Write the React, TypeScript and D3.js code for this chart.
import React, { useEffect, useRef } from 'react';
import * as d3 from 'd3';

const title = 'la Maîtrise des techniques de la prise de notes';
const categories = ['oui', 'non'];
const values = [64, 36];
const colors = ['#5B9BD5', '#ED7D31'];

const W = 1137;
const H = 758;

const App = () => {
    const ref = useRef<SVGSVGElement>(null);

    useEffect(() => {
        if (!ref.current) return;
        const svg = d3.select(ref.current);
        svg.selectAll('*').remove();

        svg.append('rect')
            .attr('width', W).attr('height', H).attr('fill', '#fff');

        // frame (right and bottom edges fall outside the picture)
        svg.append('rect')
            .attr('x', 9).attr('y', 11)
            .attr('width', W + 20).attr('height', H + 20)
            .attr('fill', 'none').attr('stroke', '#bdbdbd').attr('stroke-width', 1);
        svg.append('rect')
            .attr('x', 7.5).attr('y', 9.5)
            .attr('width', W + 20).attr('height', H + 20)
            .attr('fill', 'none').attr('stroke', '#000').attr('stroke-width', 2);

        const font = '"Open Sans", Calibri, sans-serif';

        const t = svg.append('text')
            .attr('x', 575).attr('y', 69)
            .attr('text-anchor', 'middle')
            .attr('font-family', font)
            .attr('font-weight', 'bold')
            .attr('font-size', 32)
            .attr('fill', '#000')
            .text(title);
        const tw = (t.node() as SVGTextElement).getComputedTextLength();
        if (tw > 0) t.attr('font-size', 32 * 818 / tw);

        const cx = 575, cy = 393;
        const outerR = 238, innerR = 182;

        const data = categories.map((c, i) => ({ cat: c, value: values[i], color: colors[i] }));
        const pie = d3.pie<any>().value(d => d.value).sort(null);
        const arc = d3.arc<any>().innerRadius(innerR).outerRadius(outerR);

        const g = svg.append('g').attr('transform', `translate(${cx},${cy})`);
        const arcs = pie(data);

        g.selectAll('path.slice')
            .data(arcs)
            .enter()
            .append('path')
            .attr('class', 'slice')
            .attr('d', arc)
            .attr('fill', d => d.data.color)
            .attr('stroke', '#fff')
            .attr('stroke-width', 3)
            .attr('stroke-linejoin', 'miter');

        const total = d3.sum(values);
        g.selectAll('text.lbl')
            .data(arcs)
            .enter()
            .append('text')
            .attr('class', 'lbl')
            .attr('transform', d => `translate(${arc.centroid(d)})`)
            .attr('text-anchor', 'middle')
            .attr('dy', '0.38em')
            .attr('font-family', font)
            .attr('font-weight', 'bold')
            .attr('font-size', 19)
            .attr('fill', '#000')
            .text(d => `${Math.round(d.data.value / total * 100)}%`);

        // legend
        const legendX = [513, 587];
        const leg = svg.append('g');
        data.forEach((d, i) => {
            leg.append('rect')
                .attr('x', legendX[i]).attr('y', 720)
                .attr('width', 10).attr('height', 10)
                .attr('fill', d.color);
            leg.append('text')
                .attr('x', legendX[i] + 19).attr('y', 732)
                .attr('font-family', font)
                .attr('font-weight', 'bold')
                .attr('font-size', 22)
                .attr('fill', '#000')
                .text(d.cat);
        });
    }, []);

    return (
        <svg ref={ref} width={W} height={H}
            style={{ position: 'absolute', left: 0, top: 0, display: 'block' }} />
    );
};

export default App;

(Work required): Print all the data exactly.

(Task response):
Write the React, TypeScript and D3.js code for this chart.
import React, { useEffect, useRef } from 'react';
import * as d3 from 'd3';

const title = 'la Maîtrise des techniques de la prise de notes';
const categories = ['oui', 'non'];
const values = [64, 36];
const colors = ['#5B9BD5', '#ED7D31'];

const W = 1137;
const H = 758;

const App = () => {
    const ref = useRef<SVGSVGElement>(null);

    useEffect(() => {
        if (!ref.current) return;
        const svg = d3.select(ref.current);
        svg.selectAll('*').remove();

        svg.append('rect')
            .attr('width', W).attr('height', H).attr('fill', '#fff');

        // frame (right and bottom edges fall outside the picture)
        svg.append('rect')
            .attr('x', 9).attr('y', 11)
            .attr('width', W + 20).attr('height', H + 20)
            .attr('fill', 'none').attr('stroke', '#bdbdbd').attr('stroke-width', 1);
        svg.append('rect')
            .attr('x', 7.5).attr('y', 9.5)
            .attr('width', W + 20).attr('height', H + 20)
            .attr('fill', 'none').attr('stroke', '#000').attr('stroke-width', 2);

        const font = '"Open Sans", Calibri, sans-serif';

        const t = svg.append('text')
            .attr('x', 575).attr('y', 69)
            .attr('text-anchor', 'middle')
            .attr('font-family', font)
            .attr('font-weight', 'bold')
            .attr('font-size', 32)
            .attr('fill', '#000')
            .text(title);
        const tw = (t.node() as SVGTextElement).getComputedTextLength();
        if (tw > 0) t.attr('font-size', 32 * 818 / tw);

        const cx = 575, cy = 393;
        const outerR = 238, innerR = 182;

        const data = categories.map((c, i) => ({ cat: c, value: values[i], color: colors[i] }));
        const pie = d3.pie<any>().value(d => d.value).sort(null);
        const arc = d3.arc<any>().innerRadius(innerR).outerRadius(outerR);

        const g = svg.append('g').attr('transform', `translate(${cx},${cy})`);
        const arcs = pie(data);

        g.selectAll('path.slice')
            .data(arcs)
            .enter()
            .append('path')
            .attr('class', 'slice')
            .attr('d', arc)
            .attr('fill', d => d.data.color)
            .attr('stroke', '#fff')
            .attr('stroke-width', 3)
            .attr('stroke-linejoin', 'miter');

        const total = d3.sum(values);
        g.selectAll('text.lbl')
            .data(arcs)
            .enter()
            .append('text')
            .attr('class', 'lbl')
            .attr('transform', d => `translate(${arc.centroid(d)})`)
            .attr('text-anchor', 'middle')
            .attr('dy', '0.38em')
            .attr('font-family', font)
            .attr('font-weight', 'bold')
            .attr('font-size', 19)
            .attr('fill', '#000')
            .text(d => `${Math.round(d.data.value / total * 100)}%`);

        // legend
        const legendX = [513, 587];
        const leg = svg.append('g');
        data.forEach((d, i) => {
            leg.append('rect')
                .attr('x', legendX[i]).attr('y', 720)
                .attr('width', 10).attr('height', 10)
                .attr('fill', d.color);
            leg.append('text')
                .attr('x', legendX[i] + 19).attr('y', 732)
                .attr('font-family', font)
                .attr('font-weight', 'bold')
                .attr('font-size', 22)
                .attr('fill', '#000')
                .text(d.cat);
        });
    }, []);

    return (
        <svg ref={ref} width={W} height={H}
            style={{ position: 'absolute', left: 0, top: 0, display: 'block' }} />
    );
};

export default App;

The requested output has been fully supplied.